Guadagnava 1300 euro al mese. Adesso?
«Non molto di più, lo assicuro. Il punto non è quello. Adesso sono abituato agli alti e ai bassi. Ho la pellaccia. Ci ho messo nove anni a fare un altro film, S for Stanley, dedicato a Emilio D’Alessandro, l’assistente tuttofare di Kubrick. L’ho fatto sapendo di non avere niente da perdere. Ho bussato a tutte le porte e nessuno credeva fosse interessante. L’ho autoprodotto».
Ora che è rientrato nell’atmosfera frequenterà i salotti giusti?
«Non frequento i salotti. Sto a casa. Faccio il papà. Tutti i miei amici fanno altri lavori. Mi sento solo con Paolo Sorrentino. Ci siamo trovati, anche se siamo pancia contro cervello. Ad avvicinarci sono stati i nostri figli, che sono amici».
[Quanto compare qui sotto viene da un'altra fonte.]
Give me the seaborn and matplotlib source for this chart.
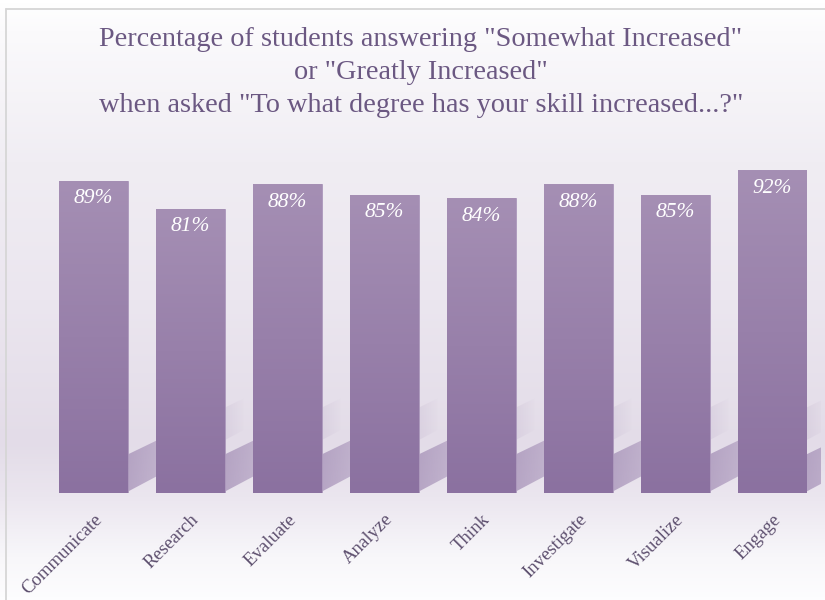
import numpy as np
import matplotlib
matplotlib.use("Agg")
import matplotlib.pyplot as plt
import seaborn as sns
import pandas as pd
from matplotlib.colors import LinearSegmentedColormap, to_rgb
from matplotlib.patches import Polygon
from matplotlib.lines import Line2D

# ---- data ----
skills = ["Communicate", "Research", "Evaluate", "Analyze", "Think",
          "Investigate", "Visualize", "Engage"]
percent = [89, 81, 88, 85, 84, 88, 85, 92]
value_labels = [f"{v}%" for v in percent]
title_lines = ['Percentage of students answering "Somewhat Increased"',
               'or "Greatly Increased"',
               'when asked "To what degree has your skill increased...?"']

df = pd.DataFrame({"skill": skills, "percent": percent})

sns.set_theme(style="white")
plt.rcParams['font.family'] = ['Liberation Serif', 'DejaVu Serif']

W, H = 825, 600
fig = plt.figure(figsize=(W / 100, H / 100), dpi=100)

# ---- background gradient ----
bg = fig.add_axes([0, 0, 1, 1], zorder=-10)
stops = [(0.0, '#ffffff'), (0.05, '#fbfafc'), (0.27, '#f0edf3'),
         (0.5, '#ebe6ef'), (0.74, '#e3dce8'), (0.83, '#ebe6ef'),
         (0.93, '#f8f7fa'), (1.0, '#fdfdfe')]
bg_cmap = LinearSegmentedColormap.from_list('bg', stops)
bg.imshow(np.linspace(0, 1, 600).reshape(-1, 1), aspect='auto', cmap=bg_cmap,
          extent=[0, 1, 0, 1], origin='upper')
bg.set_xlim(0, 1)
bg.set_ylim(0, 1)
bg.axis('off')

# border
fig.add_artist(Line2D([6 / W, 6 / W], [0, 1 - 9 / H], color='#d6d6d6', lw=1.3,
                      transform=fig.transFigure))
fig.add_artist(Line2D([6 / W, 1], [1 - 9 / H, 1 - 9 / H], color='#d6d6d6', lw=1.3,
                      transform=fig.transFigure))

# ---- main axes ----
ax = fig.add_axes([45 / W, 1 - 493 / H, 775.5 / W, 351 / H])
ax.patch.set_alpha(0)
sns.barplot(data=df, x="skill", y="percent", color='#9a83ab', saturation=1,
            width=0.71, ax=ax, zorder=3, edgecolor='#ad99bd', linewidth=0.6)

bar_cmap = LinearSegmentedColormap.from_list('bar', ['#8b71a0', '#a58fb4'])
shadow_rgb = to_rgb('#a08ab3')
n = 200
shadow_img = np.zeros((1, n, 4))
shadow_img[..., :3] = shadow_rgb
shadow_img[0, :, 3] = 0.7 * np.linspace(1.0, 0.0, n) ** 0.9

for p in ax.patches:
    x0, w, h = p.get_x(), p.get_width(), p.get_height()
    # gradient fill
    im = ax.imshow(np.linspace(0, 1, 256).reshape(-1, 1), extent=[x0, x0 + w, 0, h],
                   origin='lower', aspect='auto', cmap=bar_cmap, zorder=3.5)
    im.set_clip_path(p)
    # floor shadow
    xr = x0 + w
    sh = Polygon([(xr, 0.4), (xr, 11), (xr + 1.2, 27), (xr + 1.2, 18)],
                 closed=True, facecolor='none', edgecolor='none')
    ax.add_patch(sh)
    sim = ax.imshow(shadow_img, extent=[xr, xr + 1.2, 0, 30], origin='lower',
                    aspect='auto', zorder=2, interpolation='bilinear')
    sim.set_clip_path(sh)

for i, (v, lab) in enumerate(zip(percent, value_labels)):
    ax.text(i, v - 5.2, lab, ha='center', va='center', color='white',
            style='italic', fontsize=15.5, zorder=5)

ax.set_xlim(-0.5, 7.5)
ax.set_ylim(0, 100)
ax.set_xlabel("")
ax.set_ylabel("")
ax.set_yticks([])
ax.set_xticks(range(len(skills)))
ax.set_xticklabels(skills, rotation=45, ha='right', rotation_mode='anchor',
                   fontsize=13.5, color='#5d4f6e')
ax.tick_params(axis='x', length=0, pad=13)
sns.despine(ax=ax, left=True, bottom=True)

for line, yb in zip(title_lines, [46, 79, 112]):
    fig.text(0.51, 1 - yb / H, line, ha='center', va='baseline',
             fontsize=20.3, color='#6b5882')

fig.savefig("out.png", dpi=100)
Ha paura di invecchiare, come le rockstar?
«Io non vedo l’ora di invecchiare per tornare bambino. Sono cresciuto troppo in fretta. La morte di papà mi ha strappato via stupore e candore».
E adesso? Si gode il momento?
«Magari. Godermi il momento è un lusso che non mi posso ancora permettere».